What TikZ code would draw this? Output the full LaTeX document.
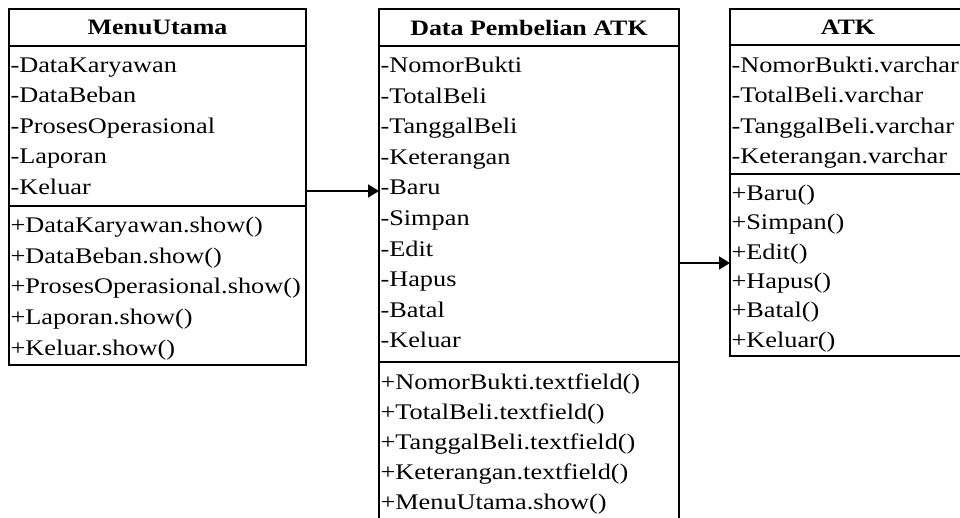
\documentclass[tikz,border=0pt]{standalone}
\usepackage{fontspec}
\setmainfont{Liberation Serif}[FakeStretch=1.18]
\usetikzlibrary{arrows.meta}
\begin{document}
\begin{tikzpicture}[x=1pt,y=-1pt,
  box/.style={draw=black, line width=1.6pt, rectangle, inner sep=0pt, outer sep=0pt, anchor=north west},
  hdr/.style={box, font=\fontsize{22}{26}\selectfont\bfseries},
  item/.style={anchor=base west, inner sep=0pt, outer sep=0pt, font=\fontsize{22.3}{26}\selectfont},
  conn/.style={line width=1.6pt, -{Triangle[length=11pt,width=13pt]}}]
\path[use as bounding box, clip] (0,0) rectangle (960,518);

% ---- MenuUtama ----
\node[hdr, minimum width=297pt, minimum height=37pt] (muh) at (9,9) {MenuUtama};
\node[box, minimum width=297pt, minimum height=160pt] (mua) at (9,46) {};
\node[box, minimum width=297pt, minimum height=159pt] (mum) at (9,206) {};
\foreach \t [count=\i from 0] in {-DataKaryawan,-DataBeban,-ProsesOperasional,-Laporan,-Keluar}
  \node[item] (mua\i) at (10.5,72.5+\i*30.5) {\t};
\foreach \t [count=\i from 0] in {+DataKaryawan.show(),+DataBeban.show(),+ProsesOperasional.show(),+Laporan.show(),+Keluar.show()}
  \node[item] (mum\i) at (10.5,233+\i*30.5) {\t};

% ---- Data Pembelian ATK ----
\node[hdr, minimum width=300pt, minimum height=37pt] (dph) at (379,9) {Data Pembelian ATK};
\node[box, minimum width=300pt, minimum height=316pt] (dpa) at (379,46) {};
\node[box, minimum width=300pt, minimum height=190pt] (dpm) at (379,362) {};
\foreach \t [count=\i from 0] in {-NomorBukti,-TotalBeli,-TanggalBeli,-Keterangan,-Baru,-Simpan,-Edit,-Hapus,-Batal,-Keluar}
  \node[item] (dpa\i) at (380.5,72.5+\i*30.6) {\t};
\foreach \t [count=\i from 0] in {+NomorBukti.textfield(),+TotalBeli.textfield(),+TanggalBeli.textfield(),+Keterangan.textfield(),+MenuUtama.show()}
  \node[item] (dpm\i) at (380.5,389.5+\i*30) {\t};

% ---- ATK ----
\node[hdr, minimum width=236pt, minimum height=36pt] (atkh) at (730,9) {ATK};
\node[box, minimum width=236pt, minimum height=129pt] (atka) at (730,45) {};
\node[box, minimum width=236pt, minimum height=182pt] (atkm) at (730,174) {};
\foreach \t [count=\i from 0] in {-NomorBukti.varchar,-TotalBeli.varchar,-TanggalBeli.varchar,-Keterangan.varchar}
  \node[item] (atka\i) at (731.5,72.5+\i*30.5) {\t};
\foreach \t [count=\i from 0] in {+Baru(),+Simpan(),+Edit(),+Hapus(),+Batal(),+Keluar()}
  \node[item] (atkm\i) at (731.5,200.5+\i*29.3) {\t};

% ---- connectors ----
\coordinate (ya) at (0,191);
\coordinate (yb) at (0,263);
\draw[conn] (mua.east |- ya) -- (dpa.west |- ya);
\draw[conn] (dpa.east |- yb) -- (atkm.west |- yb);
\end{tikzpicture}
\end{document}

- - - - -

• **Aim**
Print, exactly as written, the lines above from the first one to the one containing "(mum\i) at (10.5,233+\i*30.5)". Leave out pictures.

• **Solution below**
What TikZ code would draw this? Output the full LaTeX document.
\documentclass[tikz,border=0pt]{standalone}
\usepackage{fontspec}
\setmainfont{Liberation Serif}[FakeStretch=1.18]
\usetikzlibrary{arrows.meta}
\begin{document}
\begin{tikzpicture}[x=1pt,y=-1pt,
  box/.style={draw=black, line width=1.6pt, rectangle, inner sep=0pt, outer sep=0pt, anchor=north west},
  hdr/.style={box, font=\fontsize{22}{26}\selectfont\bfseries},
  item/.style={anchor=base west, inner sep=0pt, outer sep=0pt, font=\fontsize{22.3}{26}\selectfont},
  conn/.style={line width=1.6pt, -{Triangle[length=11pt,width=13pt]}}]
\path[use as bounding box, clip] (0,0) rectangle (960,518);

% ---- MenuUtama ----
\node[hdr, minimum width=297pt, minimum height=37pt] (muh) at (9,9) {MenuUtama};
\node[box, minimum width=297pt, minimum height=160pt] (mua) at (9,46) {};
\node[box, minimum width=297pt, minimum height=159pt] (mum) at (9,206) {};
\foreach \t [count=\i from 0] in {-DataKaryawan,-DataBeban,-ProsesOperasional,-Laporan,-Keluar}
  \node[item] (mua\i) at (10.5,72.5+\i*30.5) {\t};
\foreach \t [count=\i from 0] in {+DataKaryawan.show(),+DataBeban.show(),+ProsesOperasional.show(),+Laporan.show(),+Keluar.show()}
  \node[item] (mum\i) at (10.5,233+\i*30.5) {\t};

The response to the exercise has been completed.